Tracy, glad to hear you are enjoying the last book I reviewed. You’ll enjoy this one too although it is slower paced. Both capture the English country novel sensibility. I’ll look forward to your email.

Rose said...

This sounds like just the sort of novel I would love to read, Sarah! Thanks for introducing me to Sarah Waters. Like many Americans, I've always been fascinated by the aristocratic culture of the UK, but at the same time find it difficult to sympathize with characters who aren't used to having to "work" for a living. This novel sounds like an interesting look at this time period.

I wish I had had time to join in this month; ironically, I hadn't read a good book until this weekend when I finally finished "The White Garden," a novel I thoroughly enjoyed. I guess now I'll have plenty of time to write a review of it for next month's meeting:)

Keri Mikulski said...

Wow!! Great interview, pics, and review. :) And such a interesting place - Hundreds Hall. Amazing. :)

Sarah Laurence said...

Rose, this novel has your name written all over it. If you do read it, let me know what you think of it. I’m looking forward to reading your review next month. I have a really good book for next month too, The Poacher’s Son by Paul Doiron.

Keri, thanks! I enjoyed your review too.

Barrie said...

This book sounds right up my alley! And, Sarah, you always have the best interview questions!

Stacy Nyikos said...

Ooh, sounds very Pip and A Tale of Two Cities as far as the social class reactions go. What an interesting title.

Sarah Laurence said...

Barrie, you must read this book. I was thinking of your series as I read it.
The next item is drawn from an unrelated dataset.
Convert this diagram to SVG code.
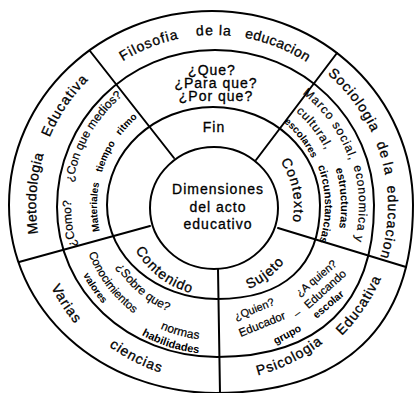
<svg xmlns="http://www.w3.org/2000/svg" width="417" height="393" viewBox="0 0 417 393">
<style>
.ring{fill:none;stroke:#000;stroke-width:2}
.ln{stroke:#000;stroke-width:2;fill:none;stroke-linecap:round}
text{font-family:"Liberation Sans",Arial,sans-serif;fill:#000}
.b{font-size:14px;letter-spacing:1px;stroke:#000;stroke-width:0.3px}
.m{font-size:12px;stroke:#000;stroke-width:0.2px}
.s{font-size:10px;font-weight:bold}
.r{text-anchor:middle;dominant-baseline:central}
</style>
<defs>
<path id="cwA" d="M214,377 A171,171 0 1 1 214,35 A171,171 0 1 1 214,377"/>
<path id="cwB" d="M214,380 A174,174 0 1 1 214,32 A174,174 0 1 1 214,380"/>
<path id="cwC" d="M214,384 A178,178 0 1 1 214,28 A178,178 0 1 1 214,384"/>
<path id="cwD" d="M214,349 A143,143 0 1 1 214,63 A143,143 0 1 1 214,349"/>
<path id="cwD2" d="M214,351 A145,145 0 1 1 214,61 A145,145 0 1 1 214,351"/>
<path id="cwE" d="M214,331 A125,125 0 1 1 214,81 A125,125 0 1 1 214,331"/>
<path id="cwE2" d="M214,333 A127,127 0 1 1 214,79 A127,127 0 1 1 214,333"/>
<path id="cwF" d="M214,323 A117,117 0 1 1 214,89 A117,117 0 1 1 214,323"/>
<path id="cwG" d="M214,315 A109,109 0 1 1 214,97 A109,109 0 1 1 214,315"/>
<path id="cwG2" d="M214,317 A111,111 0 1 1 214,95 A111,111 0 1 1 214,317"/>
<path id="cwH" d="M214,286 A80,80 0 1 1 214,126 A80,80 0 1 1 214,286"/>
<path id="ccA" d="M214,24 A182,182 0 1 0 214,388 A182,182 0 1 0 214,24"/>
<path id="ccB" d="M214,31 A175,175 0 1 0 214,381 A175,175 0 1 0 214,31"/>
<path id="ccC" d="M214,91 A115,115 0 1 0 214,321 A115,115 0 1 0 214,91"/>
<path id="ccD" d="M214,72 A134,134 0 1 0 214,340 A134,134 0 1 0 214,72"/>
<path id="ccF" d="M214,58 A148,148 0 1 0 214,354 A148,148 0 1 0 214,58"/>
<path id="ccG" d="M214,116 A90,90 0 1 0 214,296 A90,90 0 1 0 214,116"/>
</defs>
<rect width="417" height="393" fill="#fff"/>

<g id="structure">
<path class="ring" d="M212,11 C323,11 413,97.9 413,205 C413,327.2 344,393 216,393 C100.1,393 9,310.3 9,205 C9,97.9 99.9,11 212,11 Z"/>
<path class="ring" d="M215,50 C302.8,50 374,119.4 374,205 C374,303.8 319,357 217,357 C127.4,357 57,291 57,207 C57,120.3 127.7,50 215,50 Z"/>
<path class="ring" d="M213,107 C272,107 320,151 320,205 C320,266 284,299 217,299 C156,299 107,257 107,205 C107,151 154.5,107 213,107 Z"/>
</g>
<g id="connectors">
<line class="ln" x1="90" y1="51" x2="174" y2="158"/>
<line class="ln" x1="337" y1="53" x2="256" y2="160"/>
<line class="ln" x1="278" y1="228" x2="406" y2="267"/>
<line class="ln" x1="218" y1="269" x2="220" y2="393"/>
<line class="ln" x1="150" y1="226" x2="19" y2="262"/>
</g>

<g id="center">
<ellipse class="ring" cx="214" cy="208" rx="64" ry="61"/>
<text class="b" text-anchor="middle" x="218" y="194">Dimensiones</text>
<text class="b" text-anchor="middle" x="218" y="212">del acto</text>
<text class="b" text-anchor="middle" x="218" y="229">educativo</text>
</g>

<g id="fin">
<text class="b" text-anchor="middle" x="214" y="132">Fin</text>
<text class="b" text-anchor="middle" x="212" y="75">¿Que?</text>
<text class="b" text-anchor="middle" x="216" y="88">¿Para que?</text>
<text class="b" text-anchor="middle" x="216" y="101">¿Por que?</text>
</g>

<g id="filosofia">
<text class="b" text-anchor="middle"><textPath href="#cwA" startOffset="43.9%">Filosofia</textPath></text>
<text class="b" text-anchor="middle"><textPath href="#cwA" startOffset="50%">de la</textPath></text>
<text class="b" text-anchor="middle" style="letter-spacing:0.4px"><textPath href="#cwA" startOffset="56%">educacion</textPath></text>
</g>

<g id="sociologia">
<text class="b" text-anchor="middle"><textPath href="#cwB" startOffset="64.72%">Sociologia</textPath></text>
<text class="b" text-anchor="middle"><textPath href="#cwB" startOffset="69.92%">de</textPath></text>
<text class="b" text-anchor="middle"><textPath href="#cwB" startOffset="71.67%">la</textPath></text>
<text class="b" text-anchor="middle"><textPath href="#cwB" startOffset="76.5%">educacion</textPath></text>
</g>

<g id="metodologia">
<text class="b" text-anchor="middle" style="letter-spacing:0.4px"><textPath href="#cwC" startOffset="26.11%">Metodologia</textPath></text>
<text class="b" text-anchor="middle"><textPath href="#cwC" startOffset="34.44%">Educativa</textPath></text>
<text class="m" text-anchor="middle"><textPath href="#cwD" startOffset="33.28%">¿Con que medios?</textPath></text>
<text class="m" text-anchor="middle"><textPath href="#cwD" startOffset="23.06%">¿Como?</textPath></text>
<text class="s" text-anchor="middle"><textPath href="#cwF" startOffset="24.86%">Materiales</textPath></text>
<text class="s" text-anchor="middle"><textPath href="#cwF" startOffset="31.81%">tiempo</textPath></text>
<text class="s" text-anchor="middle"><textPath href="#cwF" startOffset="36.94%">ritmo</textPath></text>
</g>

<g id="contexto">
<text class="b" text-anchor="middle"><textPath href="#cwH" startOffset="71.94%">Contexto</textPath></text>
<text class="m" text-anchor="middle" style="letter-spacing:1px"><textPath href="#cwD" startOffset="65.28%">Marco social,</textPath></text>
<text class="m" text-anchor="middle" style="letter-spacing:0.8px"><textPath href="#cwD2" startOffset="74.78%">economica y</textPath></text>
<text class="m" text-anchor="middle" style="letter-spacing:0.8px"><textPath href="#cwE" startOffset="64.53%">cultural,</textPath></text>
<text class="s" text-anchor="middle" style="font-size:11px"><textPath href="#cwE2" startOffset="74.03%">estructuras</textPath></text>
<text class="s" text-anchor="middle"><textPath href="#cwG" startOffset="64.44%">escolares</textPath></text>
<text class="s" text-anchor="middle" style="font-size:11px"><textPath href="#cwG2" startOffset="74.72%">circunstancias</textPath></text>
</g>

<g id="contenido">
<text class="b" text-anchor="middle"><textPath href="#ccG" startOffset="39.56%">Contenido</textPath></text>
<text class="m" text-anchor="middle"><textPath href="#ccC" startOffset="38.61%">¿Sobre que?</textPath></text>
<text class="m" text-anchor="middle" style="font-size:11.5px"><textPath href="#ccD" startOffset="35.28%">Conocimientos</textPath></text>
<text class="m" text-anchor="middle"><textPath href="#ccD" startOffset="45.81%">normas</textPath></text>
<text class="s" text-anchor="middle"><textPath href="#ccF" startOffset="34.61%">valores</textPath></text>
<text class="s" text-anchor="middle" style="font-size:11px"><textPath href="#ccF" startOffset="45.11%">habilidades</textPath></text>
<text class="b" text-anchor="middle"><textPath href="#ccA" startOffset="34.31%">Varias</textPath></text>
<text class="b" text-anchor="middle"><textPath href="#ccB" startOffset="42.44%">ciencias</textPath></text>
</g>

<g id="sujeto">
<text class="b" text-anchor="middle"><textPath href="#ccG" startOffset="60.36%">Sujeto</textPath></text>
<text class="m r" style="font-size:11px" transform="translate(254,309) rotate(-22)">¿Quien?</text>
<text class="m r" style="font-size:11px" transform="translate(316,278) rotate(-40)">¿A quien?</text>
<text class="m r" style="font-size:11.5px" transform="translate(262,324) rotate(-22)">Educador</text>
<text class="m r" style="font-size:11px" transform="translate(297,313) rotate(-35)">–</text>
<text class="m r" style="font-size:11.5px" transform="translate(325,289) rotate(-42)">Educando</text>
<text class="s r" style="font-size:10.5px" transform="translate(287,334) rotate(-28)">grupo</text>
<text class="s r" style="font-size:10.5px" transform="translate(328,304) rotate(-40)">escolar</text>
<text class="b" text-anchor="middle"><textPath href="#ccB" startOffset="57.39%">Psicologia</textPath></text>
<text class="b" text-anchor="middle"><textPath href="#ccA" startOffset="65.47%">Educativa</textPath></text>
</g>
</svg>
Thanks for hosting another book review club.

Stacy, there is a Dickensian element to The Little Stranger. I can’t explain the title without a spoiler.

Pamela Terry and Edward said...

You are sooo right about me enjoying this book! It was one of my favourites last year. In fact, I wrote about it myself.... (look for red riding hood and the wolf on my sidebar!) I have been meaning to pick up Fingersmith as well.... this has reminded me!

And thanks for the sweet birthday wishes. I am just back from the beach.... with laundry.... and we had a wonderful time! Everyone should celebrate their birthdays by the sea, don't you think?

Booksnyc said...

Excellent interview! I liked how you interspersed photos from your sabbatical in England throughout your post.

I had never heard of this book/author since I started book blogging but it really looks like one I must read!

Sarah Laurence said...

Pamela, welcome back, birthday girl! I just came back from walking by the sea myself. Thank for telling me about your fabulous review. Here’s the link for others: Pamela’s review of The Little Stranger.

Booksnyc, thank you! From what I’ve seen of your reading tastes, I think you’ll love Sarah Waters. Come back and post a link comment if you review it.

cynthia newberry martin said...

Lovely post. So much fun to hear about a new writer. And by the way, your blog looks great on the ipad.

Sarah Laurence said...

Cynthia, I think you’d appreciate Sarah Water’s descriptive detail and character development. I’d love to hear more about the ipad for blogging and reading books.

TBM said...

Oh, I enjoyed this book! I read it here in the Netherlands, but will read it again when we move back to England this summer.

I really enjoyed Sarah Waters' interview too :-)

Sarah Laurence said...

JAPRA, I thought you'd appreciate Sarah Waters too.

A Cuban In London said...

I have no words with which to thank you for this interview and review. I read my first Sarah Waters last year and I am planning to buy all her novels.

I'm still away but doing a little blog round now.

Greetings from Kuala Lumpur.

Sarah Laurence said...

ACIL, wow: greetings to Kual Lumpur! I’m pleased to hear that you love Sarah Waters too. I’m interested in reading more of her work too. I hope you are having a wonderful vacation and that you will share it upon your return. Thanks for visiting!

LINDA from Each Little World said...

Nice complement to A Book A Week's review. I read the book last fall and, like you, was taken with the strong sense of the house and period; much less so by the paranormal aspects of the story.

☆sapphire said...

Thank you so much for a lovely review of Sarah Waters' new book!
I've read her "Affinity" and "Fingersmith" before and found them quite interesting! Her novels sell very well in Japan too. I'd love to read her latest book which sounds so tempting!!

Sarah Laurence said...

Ms. Wis, yes, it was nice coincidence that A Book a Week, and I posted The Little Stranger reviews during the same week. We share a similar taste in books.

Sapphire, that’s interesting that Sarah Waters translates well to Japanese since her writing is so British. Good writing steps beyond cultural boundaries. I’m not surprised that you are a fan.

Bee said...

I've had this book on my to-read shelf for a while now, but your review has made it come alive for me. It will be my first read when I get back to England. When I was staying with my parents', I read an Elizabeth Buchnan book called Consider the Lily. It has many of the same elements: the old house, the crumbling aristocratic order, ghosts. I am a sucker for this kind of story.

Your interview with Sarah Waters was a real treat. I will have to add that Phillipa Gregory to my list.

Sarah Laurence said...

Bee, I hope you’re back in the UK by now and not waiting in an airport. What a bother! I just got back from hiking with the kids. Nature was more accommodating. More on Wednesday. Thanks for the novel recommendation; I haven’t heard of it. I’ll be curious to hear your reaction to The Little Stranger.

A Taste For Books said...

Just finished this novel and I loved it!! For me it was a bit Brideshead Revisited meets Hitchcock.

Sarah Laurence said...

A Taste for Books, nice analogy. Welcome to my blog!